When Jorge Mario Bergoglio, a cardinal from Argentina, was selected as the 266th pontiff of the Roman Catholic Church, he became the first South American to lead the church.
Taking the name Francis, he was also the first non-European pope in more than 1,200 years and the first member of the Jesuit order to lead the church.
In choosing the archbishop of Buenos Aires, who was 76 at the time, the cardinals sent a powerful message that the future of the church lay in the global south, home to the bulk of the world’s Catholics.
Born to Italian immigrant parents and raised in Buenos Aires, he was known as a humble man who spoke out for the poor and led an austere life in the Argentine capital.
He inherited a church wrestling with challenges, among them a shortage of priests, growing competition from evangelical churches in the Southern Hemisphere, a sexual abuse crisis that undermined the church’s moral authority in the West, and difficulties governing the Vatican itself.

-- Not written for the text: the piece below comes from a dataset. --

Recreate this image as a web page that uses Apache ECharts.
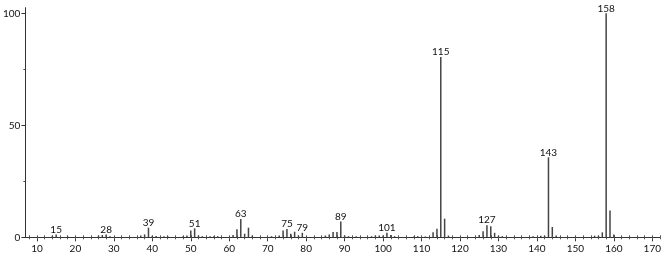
<!DOCTYPE html>
<html><head><meta charset="utf-8">
<script src="https://cdn.jsdelivr.net/npm/echarts@6/dist/echarts.min.js"></script>
<style>html,body{margin:0;padding:0;background:#fff}#c{width:666px;height:254px}</style>
</head><body><div id="c"></div>
<script>
const mz = [14,15,18,26,27,28,29,37,38,39,40,41,43,44,48,49,50,51,52,53,55,56,57,
  61,62,63,64,65,66,71,73,74,75,76,77,78,79,85,86,87,88,89,90,91,93,97,98,99,100,101,102,103,
  108,109,111,113,114,115,116,117,125,126,127,128,129,130,131,139,141,142,143,144,145,155,156,157,158,159,160];
const intensity = [0.7,1.2,0.4,0.8,1.0,1.3,0.5,0.8,1.3,4.3,0.7,0.6,0.5,0.5,0.5,0.8,3.0,4.0,0.8,0.5,0.5,0.5,0.5,
  1.0,3.6,8.2,1.6,4.3,0.8,0.5,0.8,3.0,3.7,1.6,2.5,0.8,2.0,0.8,1.3,2.4,2.4,7.0,0.8,0.5,0.5,0.5,0.8,0.8,0.8,2.0,1.0,0.5,
  0.4,0.5,0.4,2.3,3.8,80.5,8.3,0.8,1.0,2.7,5.4,4.9,2.0,0.7,0.5,0.5,0.7,0.7,35.7,4.6,0.8,0.7,0.7,2.2,100,12.0,1.2];
const labeledPeaks = [15,28,39,51,63,75,79,89,101,115,127,143,158];
const xTickLabels = [10,20,30,40,50,60,70,80,90,100,110,120,130,140,150,160,170];
const xMinorTicks = [];
for (let v = 8; v <= 172; v += 2) xMinorTicks.push(v);
const yTickLabels = [0,50,100];
const yMinorTicks = [25,75];

const font = 'Lato, "DejaVu Sans", sans-serif';
const data = mz.map((m,i) => labeledPeaks.includes(m)
  ? {value:[m,intensity[i]], label:{show:true}}
  : {value:[m,intensity[i]]});

const chart = echarts.init(document.getElementById('c'), null, {renderer:'canvas'});
const xBase = {type:'value', min:7, max:172, position:'bottom', splitLine:{show:false}};
chart.setOption({
  animation:false,
  grid:{left:25, right:6, top:7.7, bottom:16.7, containLabel:false},
  xAxis:[
    Object.assign({}, xBase, {
      axisLine:{show:true, lineStyle:{color:'#333', width:1}},
      axisTick:{show:true, length:4, lineStyle:{color:'#333'}, customValues:xTickLabels},
      axisLabel:{show:true, color:'#111', fontSize:10, fontFamily:font, margin:6, customValues:xTickLabels}
    }),
    Object.assign({}, xBase, {
      axisLine:{show:false},
      axisTick:{show:true, length:2, lineStyle:{color:'#555'}, customValues:xMinorTicks},
      axisLabel:{show:false}
    }),
    Object.assign({}, xBase, {
      axisLine:{show:false},
      axisTick:{show:true, inside:true, length:2, lineStyle:{color:'#555'}, customValues:xMinorTicks},
      axisLabel:{show:false}
    })
  ],
  yAxis:[
    {type:'value', min:0, max:102.5, splitLine:{show:false},
     axisLine:{show:true, lineStyle:{color:'#333', width:1}},
     axisTick:{show:true, length:4, lineStyle:{color:'#333'}, customValues:yTickLabels},
     axisLabel:{show:true, color:'#111', fontSize:10, fontFamily:font, margin:5, customValues:yTickLabels}
    },
    {type:'value', min:0, max:102.5, position:'left', splitLine:{show:false},
     axisLine:{show:false},
     axisTick:{show:true, length:2, lineStyle:{color:'#444'}, customValues:yMinorTicks},
     axisLabel:{show:false}
    }
  ],
  series:[{
    type:'bar', xAxisIndex:0, yAxisIndex:0,
    barWidth:1.5,
    itemStyle:{color:'#444'},
    label:{show:false, position:'top', distance:0, color:'#111', fontSize:10, fontFamily:font,
      formatter: p => String(p.value[0])},
    data:data
  }]
});
</script></body></html>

The conclave that resulted in his election followed more than a week of intense discussions among the world’s cardinals about the problems facing the church and their criteria for its next leader.
“The pope’s election is something substantially different from a political election,” Cardinal Christoph Schönborn of Vienna, a theologian known for his intellect and his pastoral touch, told reporters at the time.
The role, he noted, is not “the chief executive of a multinational company, but the spiritual head of a community of believers.”
Rachel Donadio was Rome bureau chief from 2008 to 2013.